_WHAT THE EXERCISE ASKS:_
Write out, word for word, every line from the first one through the line that holds "const yTicks = [-30, -20, -10, 0, 10, 20, 30, 40];", and nothing else; skip the pictures.
# # #
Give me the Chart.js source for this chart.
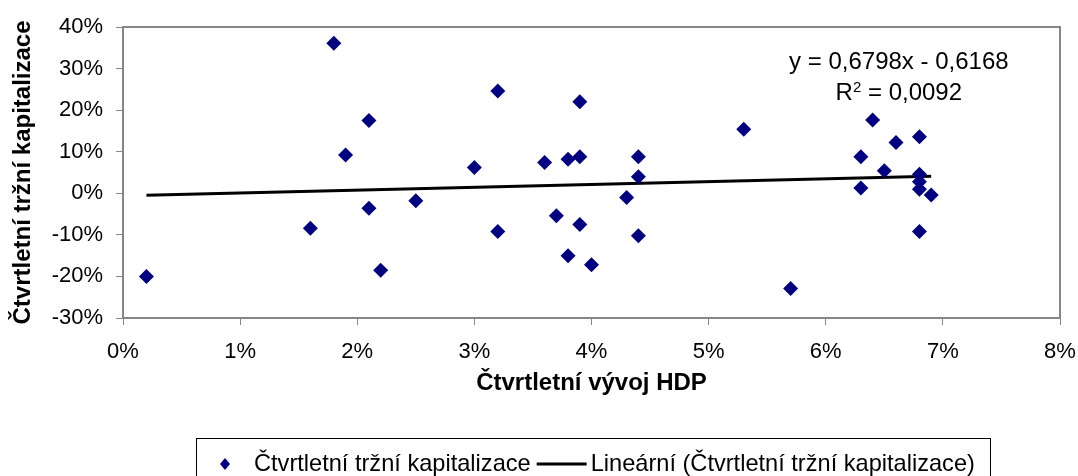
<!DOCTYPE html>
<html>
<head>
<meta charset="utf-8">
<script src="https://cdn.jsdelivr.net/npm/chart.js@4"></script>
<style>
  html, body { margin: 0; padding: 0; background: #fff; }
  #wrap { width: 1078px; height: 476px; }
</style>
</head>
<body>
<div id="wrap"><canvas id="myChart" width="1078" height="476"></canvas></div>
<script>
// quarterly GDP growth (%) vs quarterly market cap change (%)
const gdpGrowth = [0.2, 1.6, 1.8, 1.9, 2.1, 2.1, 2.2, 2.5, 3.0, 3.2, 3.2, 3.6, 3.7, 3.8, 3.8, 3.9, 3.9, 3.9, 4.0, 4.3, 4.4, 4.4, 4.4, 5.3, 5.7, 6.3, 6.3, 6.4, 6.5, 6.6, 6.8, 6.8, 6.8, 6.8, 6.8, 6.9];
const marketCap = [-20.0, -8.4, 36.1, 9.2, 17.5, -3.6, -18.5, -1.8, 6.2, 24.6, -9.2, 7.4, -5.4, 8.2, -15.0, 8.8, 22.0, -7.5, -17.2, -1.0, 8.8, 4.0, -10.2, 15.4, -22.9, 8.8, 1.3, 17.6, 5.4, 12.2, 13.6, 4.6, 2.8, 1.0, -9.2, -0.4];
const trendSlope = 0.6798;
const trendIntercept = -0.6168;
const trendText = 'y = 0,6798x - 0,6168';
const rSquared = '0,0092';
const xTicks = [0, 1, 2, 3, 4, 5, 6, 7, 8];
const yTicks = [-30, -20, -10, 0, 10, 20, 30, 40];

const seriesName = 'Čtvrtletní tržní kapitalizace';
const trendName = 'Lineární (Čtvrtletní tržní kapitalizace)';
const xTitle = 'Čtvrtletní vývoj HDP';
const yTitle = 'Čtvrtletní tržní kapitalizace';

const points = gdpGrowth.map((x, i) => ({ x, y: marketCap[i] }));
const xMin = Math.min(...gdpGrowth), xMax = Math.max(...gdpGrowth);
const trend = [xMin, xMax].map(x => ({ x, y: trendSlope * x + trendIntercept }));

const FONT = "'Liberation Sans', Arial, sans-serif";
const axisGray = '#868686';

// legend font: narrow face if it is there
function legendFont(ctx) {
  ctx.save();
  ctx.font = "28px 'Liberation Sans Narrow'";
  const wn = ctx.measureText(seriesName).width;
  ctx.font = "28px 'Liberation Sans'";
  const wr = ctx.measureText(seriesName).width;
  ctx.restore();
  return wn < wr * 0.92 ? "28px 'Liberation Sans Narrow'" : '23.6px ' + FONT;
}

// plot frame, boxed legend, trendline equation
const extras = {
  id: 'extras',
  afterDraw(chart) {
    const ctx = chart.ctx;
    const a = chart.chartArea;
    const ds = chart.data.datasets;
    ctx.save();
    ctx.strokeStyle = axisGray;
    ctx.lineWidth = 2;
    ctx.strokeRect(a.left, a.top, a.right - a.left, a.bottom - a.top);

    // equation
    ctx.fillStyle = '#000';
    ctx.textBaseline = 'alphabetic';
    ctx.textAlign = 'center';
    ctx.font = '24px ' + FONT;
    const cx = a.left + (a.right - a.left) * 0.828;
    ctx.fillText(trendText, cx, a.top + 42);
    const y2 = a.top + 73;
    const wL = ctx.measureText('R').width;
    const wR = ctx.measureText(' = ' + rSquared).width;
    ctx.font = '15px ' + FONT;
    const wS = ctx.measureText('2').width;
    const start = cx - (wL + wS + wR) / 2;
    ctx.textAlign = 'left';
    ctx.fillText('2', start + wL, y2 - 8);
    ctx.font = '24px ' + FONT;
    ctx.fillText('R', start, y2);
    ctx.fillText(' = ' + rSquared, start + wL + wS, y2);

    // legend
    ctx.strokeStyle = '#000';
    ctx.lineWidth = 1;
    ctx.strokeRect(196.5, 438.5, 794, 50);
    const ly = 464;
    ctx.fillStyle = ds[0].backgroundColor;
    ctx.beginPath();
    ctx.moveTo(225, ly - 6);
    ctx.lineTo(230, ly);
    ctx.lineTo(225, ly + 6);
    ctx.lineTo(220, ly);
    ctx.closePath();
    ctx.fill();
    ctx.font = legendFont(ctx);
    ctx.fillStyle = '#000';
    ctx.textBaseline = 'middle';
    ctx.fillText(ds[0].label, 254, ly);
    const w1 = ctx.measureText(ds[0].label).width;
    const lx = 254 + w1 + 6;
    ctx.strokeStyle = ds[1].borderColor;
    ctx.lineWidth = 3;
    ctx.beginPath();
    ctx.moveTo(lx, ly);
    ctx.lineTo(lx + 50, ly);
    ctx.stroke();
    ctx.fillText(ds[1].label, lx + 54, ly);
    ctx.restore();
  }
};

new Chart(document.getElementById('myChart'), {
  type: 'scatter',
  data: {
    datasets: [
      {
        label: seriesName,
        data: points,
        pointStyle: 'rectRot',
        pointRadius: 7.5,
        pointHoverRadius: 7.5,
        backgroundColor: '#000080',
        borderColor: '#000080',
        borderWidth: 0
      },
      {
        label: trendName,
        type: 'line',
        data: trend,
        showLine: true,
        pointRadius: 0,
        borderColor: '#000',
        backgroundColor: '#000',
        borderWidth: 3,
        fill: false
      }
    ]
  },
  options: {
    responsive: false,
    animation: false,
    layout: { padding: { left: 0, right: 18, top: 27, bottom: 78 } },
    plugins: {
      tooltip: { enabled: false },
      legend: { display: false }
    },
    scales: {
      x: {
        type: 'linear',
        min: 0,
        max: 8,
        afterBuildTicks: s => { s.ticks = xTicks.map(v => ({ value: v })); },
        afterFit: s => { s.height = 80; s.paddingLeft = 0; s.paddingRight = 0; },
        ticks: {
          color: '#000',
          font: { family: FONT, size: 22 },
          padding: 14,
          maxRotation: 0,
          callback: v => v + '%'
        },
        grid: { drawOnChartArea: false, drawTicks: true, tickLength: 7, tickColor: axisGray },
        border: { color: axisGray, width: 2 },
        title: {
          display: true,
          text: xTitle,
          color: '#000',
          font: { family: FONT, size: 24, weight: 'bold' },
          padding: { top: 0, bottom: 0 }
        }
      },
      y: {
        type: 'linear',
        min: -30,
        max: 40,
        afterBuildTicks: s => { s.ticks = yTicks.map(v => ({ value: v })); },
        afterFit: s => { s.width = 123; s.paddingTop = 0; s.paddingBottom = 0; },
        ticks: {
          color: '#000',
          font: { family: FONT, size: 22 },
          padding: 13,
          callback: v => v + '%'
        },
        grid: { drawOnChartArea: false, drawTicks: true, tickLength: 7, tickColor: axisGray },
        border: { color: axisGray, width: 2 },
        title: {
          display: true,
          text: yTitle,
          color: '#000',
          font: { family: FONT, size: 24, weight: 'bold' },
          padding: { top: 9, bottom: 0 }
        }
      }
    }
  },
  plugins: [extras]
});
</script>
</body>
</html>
# # #
_ANSWER TO THE PROBLEM:_
Give me the Chart.js source for this chart.
<!DOCTYPE html>
<html>
<head>
<meta charset="utf-8">
<script src="https://cdn.jsdelivr.net/npm/chart.js@4"></script>
<style>
  html, body { margin: 0; padding: 0; background: #fff; }
  #wrap { width: 1078px; height: 476px; }
</style>
</head>
<body>
<div id="wrap"><canvas id="myChart" width="1078" height="476"></canvas></div>
<script>
// quarterly GDP growth (%) vs quarterly market cap change (%)
const gdpGrowth = [0.2, 1.6, 1.8, 1.9, 2.1, 2.1, 2.2, 2.5, 3.0, 3.2, 3.2, 3.6, 3.7, 3.8, 3.8, 3.9, 3.9, 3.9, 4.0, 4.3, 4.4, 4.4, 4.4, 5.3, 5.7, 6.3, 6.3, 6.4, 6.5, 6.6, 6.8, 6.8, 6.8, 6.8, 6.8, 6.9];
const marketCap = [-20.0, -8.4, 36.1, 9.2, 17.5, -3.6, -18.5, -1.8, 6.2, 24.6, -9.2, 7.4, -5.4, 8.2, -15.0, 8.8, 22.0, -7.5, -17.2, -1.0, 8.8, 4.0, -10.2, 15.4, -22.9, 8.8, 1.3, 17.6, 5.4, 12.2, 13.6, 4.6, 2.8, 1.0, -9.2, -0.4];
const trendSlope = 0.6798;
const trendIntercept = -0.6168;
const trendText = 'y = 0,6798x - 0,6168';
const rSquared = '0,0092';
const xTicks = [0, 1, 2, 3, 4, 5, 6, 7, 8];
const yTicks = [-30, -20, -10, 0, 10, 20, 30, 40];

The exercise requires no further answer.